SHORT EXERCISE: Will you write out the data exactly, excluding every picture?

DATASET EXCERPT:

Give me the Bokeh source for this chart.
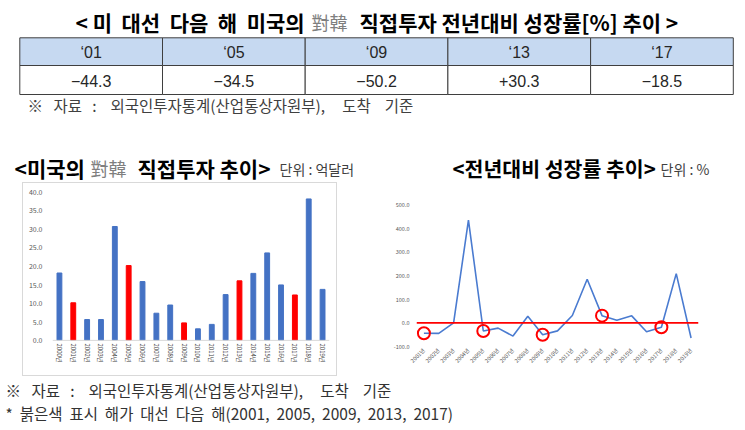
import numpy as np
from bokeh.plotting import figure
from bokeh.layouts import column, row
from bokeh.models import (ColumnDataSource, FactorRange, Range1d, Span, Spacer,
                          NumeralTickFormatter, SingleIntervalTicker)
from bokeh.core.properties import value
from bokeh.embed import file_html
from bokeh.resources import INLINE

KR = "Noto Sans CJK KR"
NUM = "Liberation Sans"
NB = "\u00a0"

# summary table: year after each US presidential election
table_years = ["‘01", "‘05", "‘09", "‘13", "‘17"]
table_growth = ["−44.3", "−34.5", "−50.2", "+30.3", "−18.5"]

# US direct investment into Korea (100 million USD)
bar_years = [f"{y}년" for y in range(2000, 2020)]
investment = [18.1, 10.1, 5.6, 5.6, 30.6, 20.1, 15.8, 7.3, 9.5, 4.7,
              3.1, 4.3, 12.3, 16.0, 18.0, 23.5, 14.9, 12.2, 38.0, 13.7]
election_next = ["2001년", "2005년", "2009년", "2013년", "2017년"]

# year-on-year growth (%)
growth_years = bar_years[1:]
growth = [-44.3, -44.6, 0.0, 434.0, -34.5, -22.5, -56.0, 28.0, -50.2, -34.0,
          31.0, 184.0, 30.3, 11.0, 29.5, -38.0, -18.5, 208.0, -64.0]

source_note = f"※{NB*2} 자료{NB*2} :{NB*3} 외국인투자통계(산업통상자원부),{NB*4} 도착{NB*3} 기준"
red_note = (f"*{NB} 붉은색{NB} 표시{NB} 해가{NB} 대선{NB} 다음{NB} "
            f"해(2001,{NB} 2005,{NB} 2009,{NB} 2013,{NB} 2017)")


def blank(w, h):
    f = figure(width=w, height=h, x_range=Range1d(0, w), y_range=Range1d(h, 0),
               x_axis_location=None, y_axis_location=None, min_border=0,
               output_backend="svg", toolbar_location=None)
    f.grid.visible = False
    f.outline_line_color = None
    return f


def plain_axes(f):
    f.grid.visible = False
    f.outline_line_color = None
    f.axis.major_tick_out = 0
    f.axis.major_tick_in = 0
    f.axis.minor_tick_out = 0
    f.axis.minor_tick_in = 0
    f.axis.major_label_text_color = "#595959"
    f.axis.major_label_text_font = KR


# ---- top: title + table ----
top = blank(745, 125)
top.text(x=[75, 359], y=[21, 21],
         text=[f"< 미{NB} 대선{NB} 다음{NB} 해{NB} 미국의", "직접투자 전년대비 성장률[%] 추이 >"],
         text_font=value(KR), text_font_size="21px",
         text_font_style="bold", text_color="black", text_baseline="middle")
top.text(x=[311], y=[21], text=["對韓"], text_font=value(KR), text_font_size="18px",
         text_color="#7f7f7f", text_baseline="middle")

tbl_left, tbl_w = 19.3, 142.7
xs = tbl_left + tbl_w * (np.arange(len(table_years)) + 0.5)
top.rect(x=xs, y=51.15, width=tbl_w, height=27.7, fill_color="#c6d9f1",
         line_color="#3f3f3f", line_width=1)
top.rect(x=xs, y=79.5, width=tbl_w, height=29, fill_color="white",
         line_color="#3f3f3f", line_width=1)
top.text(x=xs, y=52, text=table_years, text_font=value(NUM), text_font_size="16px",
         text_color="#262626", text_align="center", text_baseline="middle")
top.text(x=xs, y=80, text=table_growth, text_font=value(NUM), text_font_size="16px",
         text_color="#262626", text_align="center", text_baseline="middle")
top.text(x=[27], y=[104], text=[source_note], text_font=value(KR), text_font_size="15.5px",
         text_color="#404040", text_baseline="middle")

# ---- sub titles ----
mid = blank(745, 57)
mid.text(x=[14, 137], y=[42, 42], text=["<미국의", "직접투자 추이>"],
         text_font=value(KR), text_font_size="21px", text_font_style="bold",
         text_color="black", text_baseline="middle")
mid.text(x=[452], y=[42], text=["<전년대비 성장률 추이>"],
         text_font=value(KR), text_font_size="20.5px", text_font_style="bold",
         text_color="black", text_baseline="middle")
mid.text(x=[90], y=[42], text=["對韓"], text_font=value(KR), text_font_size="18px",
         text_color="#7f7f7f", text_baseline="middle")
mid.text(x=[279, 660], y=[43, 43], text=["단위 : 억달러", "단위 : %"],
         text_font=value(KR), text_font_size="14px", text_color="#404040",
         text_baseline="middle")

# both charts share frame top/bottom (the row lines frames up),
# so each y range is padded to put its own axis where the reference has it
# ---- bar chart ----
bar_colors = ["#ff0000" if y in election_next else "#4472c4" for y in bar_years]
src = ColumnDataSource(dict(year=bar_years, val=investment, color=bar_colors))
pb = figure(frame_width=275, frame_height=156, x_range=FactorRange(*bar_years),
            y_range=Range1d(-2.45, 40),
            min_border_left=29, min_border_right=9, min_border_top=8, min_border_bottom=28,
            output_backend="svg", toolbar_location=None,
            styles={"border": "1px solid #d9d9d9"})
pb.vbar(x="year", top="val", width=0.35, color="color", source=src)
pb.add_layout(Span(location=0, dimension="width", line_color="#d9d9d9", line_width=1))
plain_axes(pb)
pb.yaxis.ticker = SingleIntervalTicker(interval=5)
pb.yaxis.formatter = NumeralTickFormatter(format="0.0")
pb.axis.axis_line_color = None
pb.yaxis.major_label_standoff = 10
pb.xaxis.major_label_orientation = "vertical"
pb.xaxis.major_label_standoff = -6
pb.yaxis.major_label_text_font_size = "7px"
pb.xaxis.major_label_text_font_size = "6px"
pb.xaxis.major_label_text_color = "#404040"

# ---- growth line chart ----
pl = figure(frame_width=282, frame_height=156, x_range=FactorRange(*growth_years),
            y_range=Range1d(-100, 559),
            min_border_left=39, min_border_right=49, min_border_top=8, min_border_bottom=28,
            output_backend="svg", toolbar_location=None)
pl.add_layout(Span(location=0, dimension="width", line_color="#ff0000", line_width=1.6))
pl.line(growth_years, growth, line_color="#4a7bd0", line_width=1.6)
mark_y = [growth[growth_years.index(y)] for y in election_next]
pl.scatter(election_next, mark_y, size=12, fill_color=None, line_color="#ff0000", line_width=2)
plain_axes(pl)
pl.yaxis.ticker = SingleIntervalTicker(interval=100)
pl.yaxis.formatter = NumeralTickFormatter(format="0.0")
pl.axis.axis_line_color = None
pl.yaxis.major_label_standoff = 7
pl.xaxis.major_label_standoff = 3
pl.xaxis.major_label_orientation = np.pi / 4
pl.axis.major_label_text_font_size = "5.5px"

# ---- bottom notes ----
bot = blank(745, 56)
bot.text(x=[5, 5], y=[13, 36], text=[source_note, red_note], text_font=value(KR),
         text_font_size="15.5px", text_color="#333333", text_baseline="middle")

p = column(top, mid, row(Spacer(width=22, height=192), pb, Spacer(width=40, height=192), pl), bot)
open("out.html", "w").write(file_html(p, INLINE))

SOLUTION TO THE PROBLEM:
Give me the Bokeh source for this chart.
import numpy as np
from bokeh.plotting import figure
from bokeh.layouts import column, row
from bokeh.models import (ColumnDataSource, FactorRange, Range1d, Span, Spacer,
                          NumeralTickFormatter, SingleIntervalTicker)
from bokeh.core.properties import value
from bokeh.embed import file_html
from bokeh.resources import INLINE

KR = "Noto Sans CJK KR"
NUM = "Liberation Sans"
NB = "\u00a0"

# summary table: year after each US presidential election
table_years = ["‘01", "‘05", "‘09", "‘13", "‘17"]
table_growth = ["−44.3", "−34.5", "−50.2", "+30.3", "−18.5"]

# US direct investment into Korea (100 million USD)
bar_years = [f"{y}년" for y in range(2000, 2020)]
investment = [18.1, 10.1, 5.6, 5.6, 30.6, 20.1, 15.8, 7.3, 9.5, 4.7,
              3.1, 4.3, 12.3, 16.0, 18.0, 23.5, 14.9, 12.2, 38.0, 13.7]
election_next = ["2001년", "2005년", "2009년", "2013년", "2017년"]

# year-on-year growth (%)
growth_years = bar_years[1:]
growth = [-44.3, -44.6, 0.0, 434.0, -34.5, -22.5, -56.0, 28.0, -50.2, -34.0,
          31.0, 184.0, 30.3, 11.0, 29.5, -38.0, -18.5, 208.0, -64.0]

source_note = f"※{NB*2} 자료{NB*2} :{NB*3} 외국인투자통계(산업통상자원부),{NB*4} 도착{NB*3} 기준"
red_note = (f"*{NB} 붉은색{NB} 표시{NB} 해가{NB} 대선{NB} 다음{NB} "
            f"해(2001,{NB} 2005,{NB} 2009,{NB} 2013,{NB} 2017)")


def blank(w, h):
    f = figure(width=w, height=h, x_range=Range1d(0, w), y_range=Range1d(h, 0),
               x_axis_location=None, y_axis_location=None, min_border=0,
               output_backend="svg", toolbar_location=None)
    f.grid.visible = False
    f.outline_line_color = None
    return f


def plain_axes(f):
    f.grid.visible = False
    f.outline_line_color = None
    f.axis.major_tick_out = 0
    f.axis.major_tick_in = 0
    f.axis.minor_tick_out = 0
    f.axis.minor_tick_in = 0
    f.axis.major_label_text_color = "#595959"
    f.axis.major_label_text_font = KR


# ---- top: title + table ----
top = blank(745, 125)
top.text(x=[75, 359], y=[21, 21],
         text=[f"< 미{NB} 대선{NB} 다음{NB} 해{NB} 미국의", "직접투자 전년대비 성장률[%] 추이 >"],
         text_font=value(KR), text_font_size="21px",
         text_font_style="bold", text_color="black", text_baseline="middle")
top.text(x=[311], y=[21], text=["對韓"], text_font=value(KR), text_font_size="18px",
         text_color="#7f7f7f", text_baseline="middle")

tbl_left, tbl_w = 19.3, 142.7
xs = tbl_left + tbl_w * (np.arange(len(table_years)) + 0.5)
top.rect(x=xs, y=51.15, width=tbl_w, height=27.7, fill_color="#c6d9f1",
         line_color="#3f3f3f", line_width=1)
top.rect(x=xs, y=79.5, width=tbl_w, height=29, fill_color="white",
         line_color="#3f3f3f", line_width=1)
top.text(x=xs, y=52, text=table_years, text_font=value(NUM), text_font_size="16px",
         text_color="#262626", text_align="center", text_baseline="middle")
top.text(x=xs, y=80, text=table_growth, text_font=value(NUM), text_font_size="16px",
         text_color="#262626", text_align="center", text_baseline="middle")
top.text(x=[27], y=[104], text=[source_note], text_font=value(KR), text_font_size="15.5px",
         text_color="#404040", text_baseline="middle")

# ---- sub titles ----
mid = blank(745, 57)
mid.text(x=[14, 137], y=[42, 42], text=["<미국의", "직접투자 추이>"],
         text_font=value(KR), text_font_size="21px", text_font_style="bold",
         text_color="black", text_baseline="middle")
mid.text(x=[452], y=[42], text=["<전년대비 성장률 추이>"],
         text_font=value(KR), text_font_size="20.5px", text_font_style="bold",
         text_color="black", text_baseline="middle")
mid.text(x=[90], y=[42], text=["對韓"], text_font=value(KR), text_font_size="18px",
         text_color="#7f7f7f", text_baseline="middle")
mid.text(x=[279, 660], y=[43, 43], text=["단위 : 억달러", "단위 : %"],
         text_font=value(KR), text_font_size="14px", text_color="#404040",
         text_baseline="middle")

# both charts share frame top/bottom (the row lines frames up),
# so each y range is padded to put its own axis where the reference has it
# ---- bar chart ----
bar_colors = ["#ff0000" if y in election_next else "#4472c4" for y in bar_years]
src = ColumnDataSource(dict(year=bar_years, val=investment, color=bar_colors))
pb = figure(frame_width=275, frame_height=156, x_range=FactorRange(*bar_years),
            y_range=Range1d(-2.45, 40),
            min_border_left=29, min_border_right=9, min_border_top=8, min_border_bottom=28,
            output_backend="svg", toolbar_location=None,
            styles={"border": "1px solid #d9d9d9"})
pb.vbar(x="year", top="val", width=0.35, color="color", source=src)
pb.add_layout(Span(location=0, dimension="width", line_color="#d9d9d9", line_width=1))
plain_axes(pb)
pb.yaxis.ticker = SingleIntervalTicker(interval=5)
pb.yaxis.formatter = NumeralTickFormatter(format="0.0")
pb.axis.axis_line_color = None
pb.yaxis.major_label_standoff = 10
pb.xaxis.major_label_orientation = "vertical"
pb.xaxis.major_label_standoff = -6
pb.yaxis.major_label_text_font_size = "7px"
pb.xaxis.major_label_text_font_size = "6px"
pb.xaxis.major_label_text_color = "#404040"

# ---- growth line chart ----
pl = figure(frame_width=282, frame_height=156, x_range=FactorRange(*growth_years),
            y_range=Range1d(-100, 559),
            min_border_left=39, min_border_right=49, min_border_top=8, min_border_bottom=28,
            output_backend="svg", toolbar_location=None)
pl.add_layout(Span(location=0, dimension="width", line_color="#ff0000", line_width=1.6))
pl.line(growth_years, growth, line_color="#4a7bd0", line_width=1.6)
mark_y = [growth[growth_years.index(y)] for y in election_next]
pl.scatter(election_next, mark_y, size=12, fill_color=None, line_color="#ff0000", line_width=2)
plain_axes(pl)
pl.yaxis.ticker = SingleIntervalTicker(interval=100)
pl.yaxis.formatter = NumeralTickFormatter(format="0.0")
pl.axis.axis_line_color = None
pl.yaxis.major_label_standoff = 7
pl.xaxis.major_label_standoff = 3
pl.xaxis.major_label_orientation = np.pi / 4
pl.axis.major_label_text_font_size = "5.5px"

# ---- bottom notes ----
bot = blank(745, 56)
bot.text(x=[5, 5], y=[13, 36], text=[source_note, red_note], text_font=value(KR),
         text_font_size="15.5px", text_color="#333333", text_baseline="middle")

p = column(top, mid, row(Spacer(width=22, height=192), pb, Spacer(width=40, height=192), pl), bot)
open("out.html", "w").write(file_html(p, INLINE))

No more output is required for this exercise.